Sanders’ combined proposals also could add more than $18 trillion to deficits over the next decade — or $21 trillion including interest costs. That’s because the estimated costs of the spending proposals (an additional $33.3 trillion in federal outlays) would far outpace the new revenue his tax plan would bring in.
That additional debt could seriously undercut the potential benefits for Americans.
Other countries with universal health care programs typically offer less generous benefits than Sanders is proposing, and have much larger tax systems to support it, including a value-added tax on goods and services, according to Tax Policy Center director Len Burman.

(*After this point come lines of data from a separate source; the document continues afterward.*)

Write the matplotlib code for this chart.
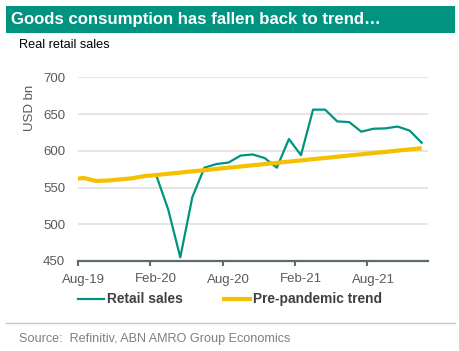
import matplotlib
matplotlib.use("Agg")
import matplotlib.pyplot as plt
from matplotlib.patches import Rectangle
from matplotlib.lines import Line2D

plt.rcParams['font.family'] = ['Liberation Sans', 'DejaVu Sans']

# Monthly data, Jul-19 .. Dec-21 (first month partly outside the plotted range)
months = ['Jul-19', 'Aug-19', 'Sep-19', 'Oct-19', 'Nov-19', 'Dec-19',
          'Jan-20', 'Feb-20', 'Mar-20', 'Apr-20', 'May-20', 'Jun-20',
          'Jul-20', 'Aug-20', 'Sep-20', 'Oct-20', 'Nov-20', 'Dec-20',
          'Jan-21', 'Feb-21', 'Mar-21', 'Apr-21', 'May-21', 'Jun-21',
          'Jul-21', 'Aug-21', 'Sep-21', 'Oct-21', 'Nov-21', 'Dec-21']
retail_sales = [561, 563, 559, 559.5, 561, 562.5,
                565.5, 567, 520, 455, 537, 577,
                582, 584, 593.5, 595, 590, 577,
                616, 594, 656, 656, 640, 639,
                626, 630, 630.5, 633, 627.5, 611]
trend = [561, 563, 559, 559.5, 561, 562.5,
         565.5, 567, 568.7, 570.3, 572, 573.6,
         575.3, 577, 578.6, 580.3, 581.9, 583.6,
         585.3, 586.9, 588.6, 590.2, 591.9, 593.6,
         595.2, 596.9, 598.5, 600.2, 601.9, 603.5]
tick_labels = ['Aug-19', 'Feb-20', 'Aug-20', 'Feb-21', 'Aug-21']
y_ticks = [450, 500, 550, 600, 650, 700]

TEAL = '#00937f'
YELLOW = '#f5c000'
GRAY_TXT = '#595959'
AXIS = '#5c6b6e'

W, H = 460, 351
fig = plt.figure(figsize=(W / 100, H / 100), dpi=100)

def fx(px):
    return px / W

def fy(py):
    return 1 - py / H

# Title band
fig.add_artist(Rectangle((fx(6), fy(33)), fx(449), (27) / H, transform=fig.transFigure,
                         facecolor='#00937f', edgecolor='none'))
fig.text(fx(11), fy(19.5), 'Goods consumption has fallen back to trend…', color='white',
         fontsize=12.1, fontweight='bold', va='center', ha='left')
fig.text(fx(19.5), fy(45.5), 'Real retail sales', color='black', fontsize=9.2,
         va='center', ha='left')

ax = fig.add_axes([fx(77.7), fy(261), fx(427.7 - 77.7), (261 - 77.3) / H])
x = [i - 1 for i in range(len(months))]
ax.plot(x, retail_sales, color=TEAL, lw=1.6, zorder=3)
ax.plot(x, trend, color=YELLOW, lw=3.0, zorder=4, solid_capstyle='butt')

ax.set_xlim(-0.5, 28.5)
ax.set_ylim(450, 700)
ax.set_yticks(y_ticks)
ax.set_yticklabels([str(v) for v in y_ticks])
ax.tick_params(axis='y', length=0, pad=9, labelsize=9.5, labelcolor=GRAY_TXT)
ax.grid(axis='y', color='#dedede', lw=1.1)
ax.set_axisbelow(True)

ax.set_xticks([-0.5, 5.5, 11.5, 17.5, 23.5])
ax.set_xticklabels([])
ax.set_xticks([0, 6, 12, 18, 24], minor=True)
ax.set_xticklabels(tick_labels, minor=True)
ax.tick_params(axis='x', which='major', direction='out', length=3.5, width=1.5, color=AXIS)
ax.tick_params(axis='x', which='minor', length=0, pad=9, labelsize=9.5, labelcolor=GRAY_TXT)

for s in ['top', 'right', 'left']:
    ax.spines[s].set_visible(False)
ax.spines['bottom'].set_color(AXIS)
ax.spines['bottom'].set_linewidth(1.6)

fig.text(fx(30), fy(108), 'USD bn', rotation=90, color=GRAY_TXT, fontsize=9.5,
         va='center', ha='center')

# Legend
ly = fy(299)
fig.add_artist(Line2D([fx(78), fx(104)], [ly, ly], color=TEAL, lw=1.6, transform=fig.transFigure))
fig.text(fx(107), ly, 'Retail sales', color='#404040', fontsize=9.9, fontweight='bold',
         va='center', ha='left')
fig.add_artist(Line2D([fx(224), fx(250)], [ly, ly], color=YELLOW, lw=3.0, transform=fig.transFigure))
fig.text(fx(253), ly, 'Pre-pandemic trend', color='#404040', fontsize=9.9, fontweight='bold',
         va='center', ha='left')

# Separator and source
fig.add_artist(Line2D([fx(6), fx(455)], [fy(323.3), fy(323.3)], color='#c8c8c8', lw=1.0,
                      transform=fig.transFigure))
fig.text(fx(19.5), fy(339), 'Source:  Refinitiv, ABN AMRO Group Economics', color='#7f7f7f',
         fontsize=9.1, va='center', ha='left')

fig.savefig('out.png', dpi=100)
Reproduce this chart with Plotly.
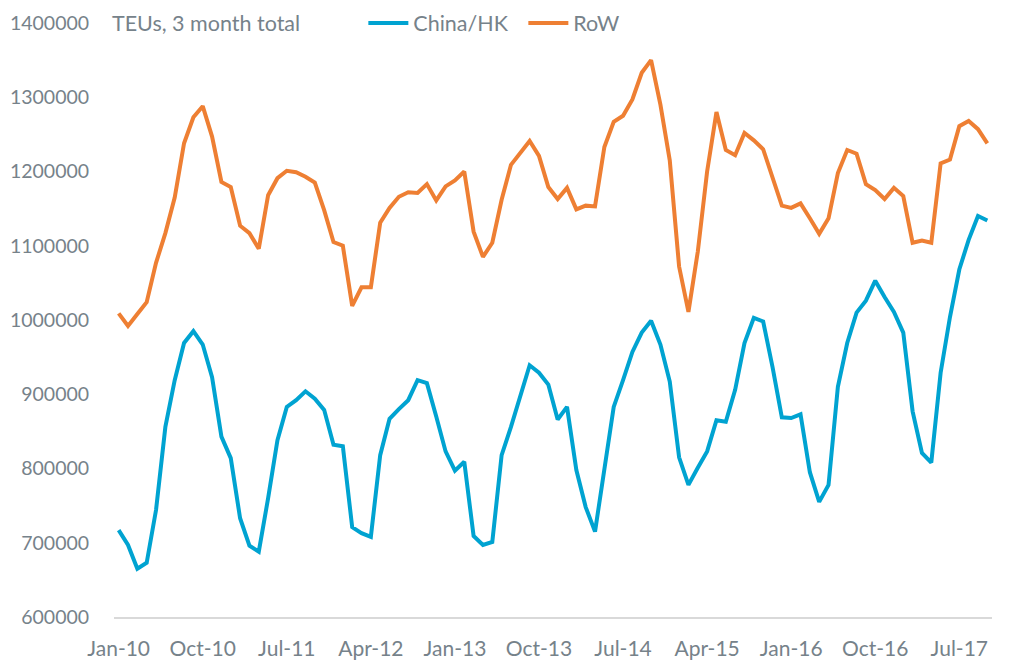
import plotly.graph_objects as go
import pandas as pd

months = [d.strftime("%b-%y") for d in pd.date_range("2010-01-01", periods=94, freq="MS")]

china_hk = [717000, 697000, 665000, 673000, 744000, 856000, 919000, 969000, 985000, 967000,
            923000, 843000, 814000, 733000, 696000, 688000, 760000, 838000, 883000, 892000,
            904000, 894000, 879000, 832000, 830000, 721000, 713000, 708000, 818000, 867000,
            880000, 892000, 919000, 915000, 870000, 823000, 797000, 809000, 709000, 697000,
            701000, 818000, 856000, 896000, 939000, 929000, 913000, 866000, 883000, 798000,
            748000, 715000, 800000, 883000, 919000, 957000, 983000, 999000, 967000, 917000,
            815000, 778000, 801000, 823000, 865000, 863000, 906000, 969000, 1003000, 998000,
            937000, 869000, 868000, 873000, 795000, 755000, 778000, 910000, 969000, 1010000,
            1026000, 1053000, 1031000, 1011000, 983000, 877000, 821000, 808000, 929000, 1004000,
            1068000, 1108000, 1140000, 1134000]

row = [1009000, 992000, 1008000, 1024000, 1077000, 1117000, 1165000, 1238000, 1273000, 1288000,
       1247000, 1186000, 1179000, 1127000, 1117000, 1096000, 1168000, 1191000, 1201000, 1199000,
       1193000, 1185000, 1148000, 1105000, 1100000, 1019000, 1044000, 1044000, 1131000, 1151000,
       1166000, 1172000, 1171000, 1183000, 1161000, 1180000, 1188000, 1200000, 1119000, 1085000,
       1104000, 1162000, 1209000, 1224000, 1241000, 1221000, 1179000, 1163000, 1178000, 1149000,
       1154000, 1153000, 1233000, 1267000, 1275000, 1297000, 1333000, 1350000, 1290000, 1215000,
       1072000, 1011000, 1092000, 1200000, 1280000, 1229000, 1222000, 1252000, 1242000, 1230000,
       1193000, 1154000, 1151000, 1157000, 1137000, 1116000, 1137000, 1198000, 1229000, 1224000,
       1183000, 1175000, 1163000, 1178000, 1167000, 1104000, 1107000, 1104000, 1211000, 1216000,
       1261000, 1268000, 1257000, 1238000]

tick_labels = months[::9]

font_family = "Lato, 'Open Sans', sans-serif"
text_color = "#76828a"

fig = go.Figure()
fig.add_trace(go.Scatter(x=months, y=china_hk, mode="lines", name="China/HK",
                         line=dict(color="#00a3d1", width=4)))
fig.add_trace(go.Scatter(x=months, y=row, mode="lines", name="RoW",
                         line=dict(color="#ee7f33", width=4)))

fig.update_layout(
    width=1011, height=670,
    margin=dict(l=106, r=27, t=15, b=61, autoexpand=False),
    paper_bgcolor="white", plot_bgcolor="white",
    font=dict(family=font_family, size=19, color=text_color),
    showlegend=True,
    legend=dict(orientation="h", x=0.284, y=1.0, xanchor="left", yanchor="middle",
                font=dict(size=21.5, color=text_color), bgcolor="rgba(0,0,0,0)",
                itemwidth=40, tracegroupgap=0, entrywidth=105),
    annotations=[dict(text="TEUs, 3 month total", xref="paper", yref="paper",
                      x=-0.004, y=1.0, xanchor="left", yanchor="middle", showarrow=False,
                      font=dict(size=21.5, color=text_color))],
)
fig.update_xaxes(type="category", categoryorder="array", categoryarray=months,
                 tickmode="array", tickvals=tick_labels, ticktext=tick_labels,
                 range=[-0.5, len(months) - 0.5],
                 showgrid=False, showline=True, linecolor="#d9d9d9", linewidth=2,
                 ticks="outside", ticklen=12, tickcolor="rgba(0,0,0,0)",
                 tickfont=dict(size=21, color=text_color), zeroline=False)
fig.update_yaxes(range=[600000, 1400000], dtick=100000, tick0=600000, tickformat="d",
                 showgrid=False, showline=False, zeroline=False,
                 ticks="outside", ticklen=20, tickcolor="rgba(0,0,0,0)",
                 tickfont=dict(size=19.5, color=text_color))

fig.write_html("out.html")
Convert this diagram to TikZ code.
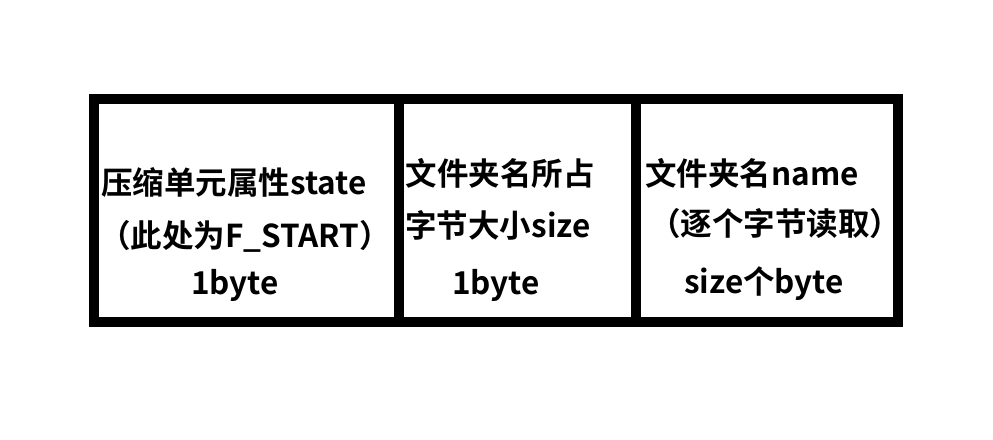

“Sanders would have to rely on much more broad-based taxes, and that would change the distribution of net benefits,” he said.
Why not just raise taxes on the rich then? The candidate’s original tax plan already hits the super rich the hardest — reducing their after-tax income by about 45% on average. “So you could not rely on additional taxes from high income people,” said Burman.
And if the additional debt were not paid for, it could have negative effects on the economy, including higher interest rates and slower growth.
Normally the Tax Policy Center looks only at the effects of a candidate’s tax proposals. But given that Sanders has been very detailed in the new programs he would like to create — and given the magnitude of those programs — tax researchers used analyses from the Urban Institute’s Health Policy Center and its Income and Benefits Policy Center to do more of an interactive analysis.
The Sanders campaign, which had initially complained that the Center had analyzed his tax plan in a vacuum, was only somewhat satisfied with the broader take on the fiscal impact of the candidates’ plans.
“The authors of this report get it half right,” said campaign policy director Warren Gunnels.
“The good news is that this report estimates that low-and-middle-income households would experience an even bigger increase in their income than we have estimated. … The bad news is that this report wildly overestimates the cost of Senator Sanders’ health care plan.”